_Task details_.
In the listing that follows, retype every line from the first through the one containing "ax.spines['bottom'].set_linewidth(1.2)". Pictures are to be left out.

_Data provided_.
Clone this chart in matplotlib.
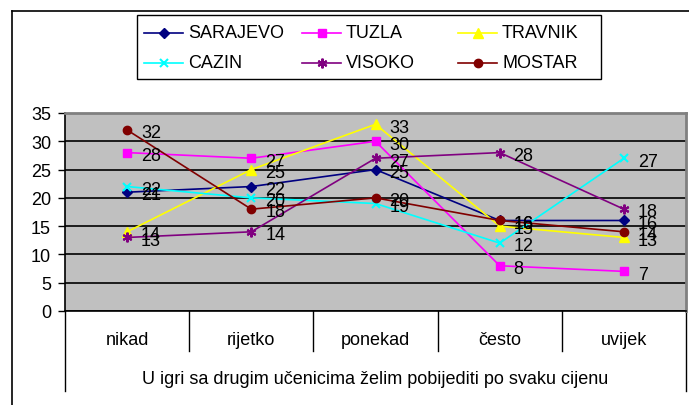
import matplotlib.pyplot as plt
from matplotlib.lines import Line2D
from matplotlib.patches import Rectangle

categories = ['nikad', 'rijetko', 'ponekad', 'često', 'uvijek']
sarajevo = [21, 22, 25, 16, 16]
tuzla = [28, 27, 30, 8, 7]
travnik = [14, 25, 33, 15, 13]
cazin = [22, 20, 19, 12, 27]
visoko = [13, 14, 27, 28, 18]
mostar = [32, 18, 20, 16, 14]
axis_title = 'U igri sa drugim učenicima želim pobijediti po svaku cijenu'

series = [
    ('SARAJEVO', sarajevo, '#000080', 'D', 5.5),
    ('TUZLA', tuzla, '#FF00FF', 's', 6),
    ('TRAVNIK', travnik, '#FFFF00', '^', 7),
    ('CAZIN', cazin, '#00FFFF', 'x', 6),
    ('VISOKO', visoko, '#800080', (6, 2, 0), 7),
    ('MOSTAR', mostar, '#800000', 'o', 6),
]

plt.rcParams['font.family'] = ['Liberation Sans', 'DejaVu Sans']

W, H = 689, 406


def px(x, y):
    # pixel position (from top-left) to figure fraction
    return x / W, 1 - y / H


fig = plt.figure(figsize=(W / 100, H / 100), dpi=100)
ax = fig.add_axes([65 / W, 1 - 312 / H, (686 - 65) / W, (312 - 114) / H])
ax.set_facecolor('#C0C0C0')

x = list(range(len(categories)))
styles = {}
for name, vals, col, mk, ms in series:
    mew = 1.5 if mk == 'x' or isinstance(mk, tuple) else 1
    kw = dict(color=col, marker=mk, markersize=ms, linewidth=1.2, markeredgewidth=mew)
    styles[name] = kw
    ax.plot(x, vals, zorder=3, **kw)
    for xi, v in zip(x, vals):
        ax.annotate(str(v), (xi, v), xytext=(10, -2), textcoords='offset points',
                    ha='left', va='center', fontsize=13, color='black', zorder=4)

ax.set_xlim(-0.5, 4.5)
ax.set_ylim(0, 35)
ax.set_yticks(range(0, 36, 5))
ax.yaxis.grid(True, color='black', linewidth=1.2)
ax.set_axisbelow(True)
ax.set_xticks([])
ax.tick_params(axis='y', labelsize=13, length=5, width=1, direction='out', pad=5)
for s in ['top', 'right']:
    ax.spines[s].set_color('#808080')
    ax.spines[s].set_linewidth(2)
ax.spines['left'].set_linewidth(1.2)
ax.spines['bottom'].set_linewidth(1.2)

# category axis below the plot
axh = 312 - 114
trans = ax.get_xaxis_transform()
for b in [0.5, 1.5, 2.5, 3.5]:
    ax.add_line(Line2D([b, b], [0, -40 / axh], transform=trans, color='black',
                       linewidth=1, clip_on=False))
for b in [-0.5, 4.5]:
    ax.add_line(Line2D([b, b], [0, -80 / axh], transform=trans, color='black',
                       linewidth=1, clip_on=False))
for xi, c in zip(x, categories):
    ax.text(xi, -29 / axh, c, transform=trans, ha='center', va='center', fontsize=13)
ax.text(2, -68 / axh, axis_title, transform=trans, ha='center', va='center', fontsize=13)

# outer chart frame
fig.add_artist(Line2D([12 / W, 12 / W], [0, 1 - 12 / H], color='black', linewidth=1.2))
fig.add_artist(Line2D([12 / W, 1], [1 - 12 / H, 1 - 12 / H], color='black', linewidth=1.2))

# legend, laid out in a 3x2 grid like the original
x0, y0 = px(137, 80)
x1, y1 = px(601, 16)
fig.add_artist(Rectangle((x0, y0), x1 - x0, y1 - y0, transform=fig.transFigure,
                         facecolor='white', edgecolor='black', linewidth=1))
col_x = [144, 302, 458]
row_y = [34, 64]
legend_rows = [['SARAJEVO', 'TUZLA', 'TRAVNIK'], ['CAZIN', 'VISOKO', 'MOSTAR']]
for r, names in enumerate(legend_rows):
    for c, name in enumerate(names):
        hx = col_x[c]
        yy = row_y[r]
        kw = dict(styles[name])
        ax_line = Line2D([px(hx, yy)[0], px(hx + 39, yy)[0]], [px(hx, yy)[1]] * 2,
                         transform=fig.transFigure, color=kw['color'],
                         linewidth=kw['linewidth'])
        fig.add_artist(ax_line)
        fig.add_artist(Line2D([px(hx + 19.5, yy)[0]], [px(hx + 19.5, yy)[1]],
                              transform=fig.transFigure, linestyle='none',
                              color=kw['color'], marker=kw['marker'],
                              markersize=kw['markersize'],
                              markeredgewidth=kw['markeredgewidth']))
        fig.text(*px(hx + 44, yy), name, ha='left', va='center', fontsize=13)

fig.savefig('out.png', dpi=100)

_Exercise solution_.
Clone this chart in matplotlib.
import matplotlib.pyplot as plt
from matplotlib.lines import Line2D
from matplotlib.patches import Rectangle

categories = ['nikad', 'rijetko', 'ponekad', 'često', 'uvijek']
sarajevo = [21, 22, 25, 16, 16]
tuzla = [28, 27, 30, 8, 7]
travnik = [14, 25, 33, 15, 13]
cazin = [22, 20, 19, 12, 27]
visoko = [13, 14, 27, 28, 18]
mostar = [32, 18, 20, 16, 14]
axis_title = 'U igri sa drugim učenicima želim pobijediti po svaku cijenu'

series = [
    ('SARAJEVO', sarajevo, '#000080', 'D', 5.5),
    ('TUZLA', tuzla, '#FF00FF', 's', 6),
    ('TRAVNIK', travnik, '#FFFF00', '^', 7),
    ('CAZIN', cazin, '#00FFFF', 'x', 6),
    ('VISOKO', visoko, '#800080', (6, 2, 0), 7),
    ('MOSTAR', mostar, '#800000', 'o', 6),
]

plt.rcParams['font.family'] = ['Liberation Sans', 'DejaVu Sans']

W, H = 689, 406


def px(x, y):
    # pixel position (from top-left) to figure fraction
    return x / W, 1 - y / H


fig = plt.figure(figsize=(W / 100, H / 100), dpi=100)
ax = fig.add_axes([65 / W, 1 - 312 / H, (686 - 65) / W, (312 - 114) / H])
ax.set_facecolor('#C0C0C0')

x = list(range(len(categories)))
styles = {}
for name, vals, col, mk, ms in series:
    mew = 1.5 if mk == 'x' or isinstance(mk, tuple) else 1
    kw = dict(color=col, marker=mk, markersize=ms, linewidth=1.2, markeredgewidth=mew)
    styles[name] = kw
    ax.plot(x, vals, zorder=3, **kw)
    for xi, v in zip(x, vals):
        ax.annotate(str(v), (xi, v), xytext=(10, -2), textcoords='offset points',
                    ha='left', va='center', fontsize=13, color='black', zorder=4)

ax.set_xlim(-0.5, 4.5)
ax.set_ylim(0, 35)
ax.set_yticks(range(0, 36, 5))
ax.yaxis.grid(True, color='black', linewidth=1.2)
ax.set_axisbelow(True)
ax.set_xticks([])
ax.tick_params(axis='y', labelsize=13, length=5, width=1, direction='out', pad=5)
for s in ['top', 'right']:
    ax.spines[s].set_color('#808080')
    ax.spines[s].set_linewidth(2)
ax.spines['left'].set_linewidth(1.2)
ax.spines['bottom'].set_linewidth(1.2)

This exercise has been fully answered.